July 19, 2011

 

US hog herds to increase amid corn slump
 

 

Record pork prices may stop as corn dip to its lowest in three years, resulting in cheaper feed that encourages farmers to enlarge hog herds for the first time since 2007.

 

Corn-feed prices dropped to a six-month low on July 1 after the government said farmers planted the second-highest number of acres since 1944, while traders were anticipating a drop. Record pork exports helped drive hog futures to the highest level in a quarter century in April, returning the industry to profit after US$6.2 billion in losses in the 29 months through February 2010.

 

Midwest farmers may make US$20 a pig in the next 12 months, compared with a loss of about US$20 at the end of 2010, said Mark Greenwood, who oversees US$1.4 billion in loans and leases to the industry as a vice president at AgStar Financial Services Inc. in Mankato, Minnesota.

 

Futures may drop as much as 16% from the closing price on July 15 to 76.95 cents a pound next year if expansion occurs, according to the average estimate in a Bloomberg survey of 11 analysts.

 

Hog futures for October settlement also fell 1.35 cents, or 1.5%, to settle at 90.3 cents on the Chicago Mercantile Exchange, after declining the CME's 3-cent limit to 88.65 cents, the lowest for the most-active contract since June 7.

 

However, farmers may delay expansions for now because of concern that the USDA is overestimating corn supplies, Greenwood said.
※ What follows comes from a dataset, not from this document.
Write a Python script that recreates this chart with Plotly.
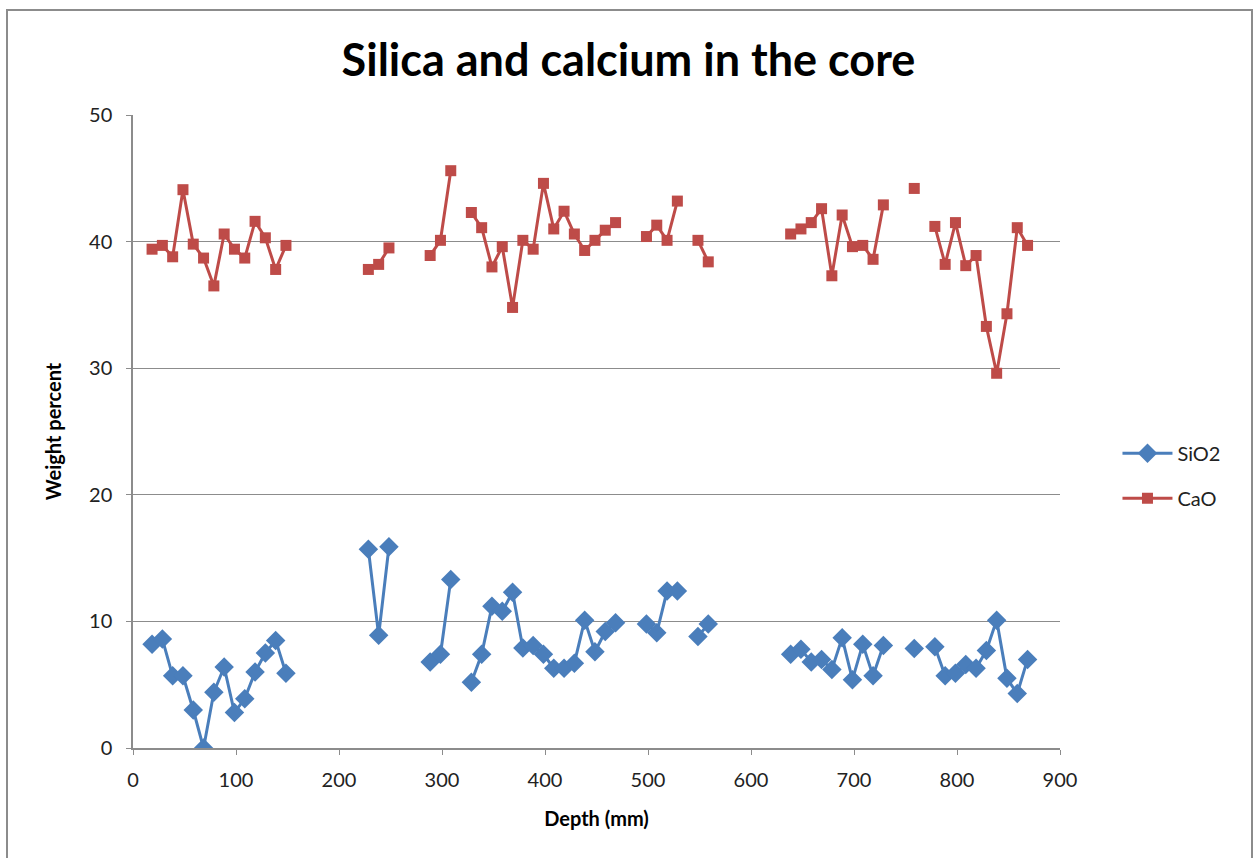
import plotly.graph_objects as go

# Depth (mm); None rows in series mark missing samples (gaps in the lines)
depth = [18.5, 28.5, 38.5, 48.5, 58.5, 68.5, 78.5, 88.5, 98.5, 108.5,
         118.5, 128.5, 138.5, 148.5, 158.5, 168.5, 178.5, 188.5, 198.5, 208.5,
         218.5, 228.5, 238.5, 248.5, 258.5, 268.5, 278.5, 288.5, 298.5, 308.5,
         318.5, 328.5, 338.5, 348.5, 358.5, 368.5, 378.5, 388.5, 398.5, 408.5,
         418.5, 428.5, 438.5, 448.5, 458.5, 468.5, 478.5, 488.5, 498.5, 508.5,
         518.5, 528.5, 538.5, 548.5, 558.5, 568.5, 578.5, 588.5, 598.5, 608.5,
         618.5, 628.5, 638.5, 648.5, 658.5, 668.5, 678.5, 688.5, 698.5, 708.5,
         718.5, 728.5, 738.5, 748.5, 758.5, 768.5, 778.5, 788.5, 798.5, 808.5,
         818.5, 828.5, 838.5, 848.5, 858.5, 868.5]

sio2 = [8.2, 8.6, 5.7, 5.7, 3.0, 0.0, 4.4, 6.4, 2.8, 3.9,
        6.0, 7.5, 8.5, 5.9, None, None, None, None, None, None,
        None, 15.7, 8.9, 15.9, None, None, None, 6.8, 7.4, 13.3,
        None, 5.2, 7.4, 11.2, 10.8, 12.3, 7.9, 8.1, 7.4, 6.3,
        6.3, 6.7, 10.1, 7.6, 9.2, 9.9, None, None, 9.8, 9.1,
        12.4, 12.4, None, 8.8, 9.8, None, None, None, None, None,
        None, None, 7.4, 7.8, 6.8, 7.0, 6.2, 8.7, 5.4, 8.2,
        5.7, 8.1, None, None, 7.85, None, 8.0, 5.7, 5.9, 6.6,
        6.3, 7.7, 10.1, 5.5, 4.3, 7.0]

cao = [39.4, 39.7, 38.8, 44.1, 39.8, 38.7, 36.5, 40.6, 39.4, 38.7,
       41.6, 40.3, 37.8, 39.7, None, None, None, None, None, None,
       None, 37.8, 38.2, 39.5, None, None, None, 38.9, 40.1, 45.6,
       None, 42.3, 41.1, 38.0, 39.6, 34.8, 40.1, 39.4, 44.6, 41.0,
       42.4, 40.6, 39.3, 40.1, 40.9, 41.5, None, None, 40.4, 41.3,
       40.1, 43.2, None, 40.1, 38.4, None, None, None, None, None,
       None, None, 40.6, 41.0, 41.5, 42.6, 37.3, 42.1, 39.6, 39.7,
       38.6, 42.9, None, None, 44.2, None, 41.2, 38.2, 41.5, 38.1,
       38.9, 33.3, 29.6, 34.3, 41.1, 39.7]

x_ticks = [0, 100, 200, 300, 400, 500, 600, 700, 800, 900]
y_ticks = [0, 10, 20, 30, 40, 50]

FONT = "Lato, 'Open Sans', sans-serif"
BLUE = "#4A7EBB"
RED = "#BE4B48"
GRID = "#8C8C8C"

fig = go.Figure()
fig.add_trace(go.Scatter(
    x=depth, y=sio2, name="SiO2", mode="lines+markers", legendgroup="s",
    line=dict(color=BLUE, width=3),
    marker=dict(symbol="diamond", size=15, color=BLUE),
    connectgaps=False,
))
fig.add_trace(go.Scatter(
    x=depth, y=cao, name="CaO", mode="lines+markers", legendgroup="c",
    line=dict(color=RED, width=3),
    marker=dict(symbol="square", size=11, color=RED),
    connectgaps=False,
))

fig.update_layout(
    width=1257, height=858,
    margin=dict(l=133, r=197, t=115, b=110),
    paper_bgcolor="white", plot_bgcolor="white",
    font=dict(family=FONT, size=20, color="#222222"),
    title=dict(text="<b>Silica and calcium in the core</b>",
               x=0.5, xref="container", xanchor="center",
               y=1 - 60 / 858, yref="container", yanchor="middle",
               font=dict(family=FONT, size=45, color="black")),
    xaxis=dict(range=[0, 900], tickvals=x_ticks, showgrid=False,
               showline=True, linecolor=GRID, linewidth=1.5,
               ticks="outside", ticklen=5, tickcolor=GRID,
               ticklabelstandoff=8,
               zeroline=False,
               title=dict(text="<b>Depth (mm)</b>", standoff=22,
                          font=dict(size=20, color="black"))),
    yaxis=dict(range=[0, 50], tickvals=y_ticks, showgrid=True,
               gridcolor=GRID, gridwidth=1.2,
               showline=True, linecolor=GRID, linewidth=1.5,
               ticks="outside", ticklen=5, tickcolor=GRID,
               ticklabelstandoff=10,
               zeroline=False,
               title=dict(text="<b>Weight percent</b>", standoff=22,
                          font=dict(size=20, color="black"))),
    legend=dict(x=1.062, y=0.43, xanchor="left", yanchor="middle",
                font=dict(size=20, color="#222222"),
                traceorder="grouped", tracegroupgap=16, itemwidth=50,
                bgcolor="rgba(0,0,0,0)"),
    showlegend=True,
)

# outer chart frame (as in the original chart object border)
fig.add_shape(type="rect", xref="paper", yref="paper",
              x0=(7 - 133) / 927, x1=(1252 - 133) / 927,
              y0=(748 - 880) / 633, y1=(748 - 10) / 633,
              line=dict(color="#8C8C8C", width=2), fillcolor="rgba(0,0,0,0)",
              layer="below")

fig.write_html("out.html")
Some may wait until their profit per pig exceeds US$15 for another five to six months before adding sows to their breeding herds, pushing back gains in supplies to slaughterhouses to 2013, he said.

 

"There's more caution than there is optimism," said Doug Wolf, the president of the National Pork Producers Council, an industry group based in Des Moines, Iowa. "Nobody wants to expand if they are not certain they're going to have any feed."

 

Rising exports also should help keep pork prices near a record, said another researcher. Shipments may increase 8% to 2.07 million tonnes this year, said Dan Halstrom, a spokesman for the US Meat Export Federation.

 

"Once we get into 2012, even though we will have a little higher supply than the trade is expecting, we have to understand that 2012 will be a meat-deficit year," Nelson said. "The message for 2012 pricing is slightly higher supplies, balanced by much stronger demand."

 

US exporters shipped 2.08 billion of pork in the first five months of 2011, 18% more than a year earlier, government data show. The biggest buyers were Japan, Mexico and South Korea. Futures on July 11 rose by the 3-cent exchange limit on speculation that China, the world's largest pork consumer, will accelerate imports to damp domestic prices that were 57% higher in June than a year earlier.

 

Meanwhile, US retail-pork prices in May reached an all-time high for the second month in a row, with boneless ham fetching US$3.65 a pound, the highest since at least 1991, government data shows. In February, pork chops touched US$3.751 a pound, the highest since at least 1980. In June, retail bacon prices averaged US$4.84 a pound, the highest since at least 1980.

 

Pork prices surged after the US breeding herd shrank to the smallest on record in the first quarter of 2010 as farmers sought to contain losses. While corn still costs 69% more than a year ago, sows are producing the biggest litters ever, helping to shore up margins. The average litter was a 10.03 piglets in the three months ended May 31, government data show.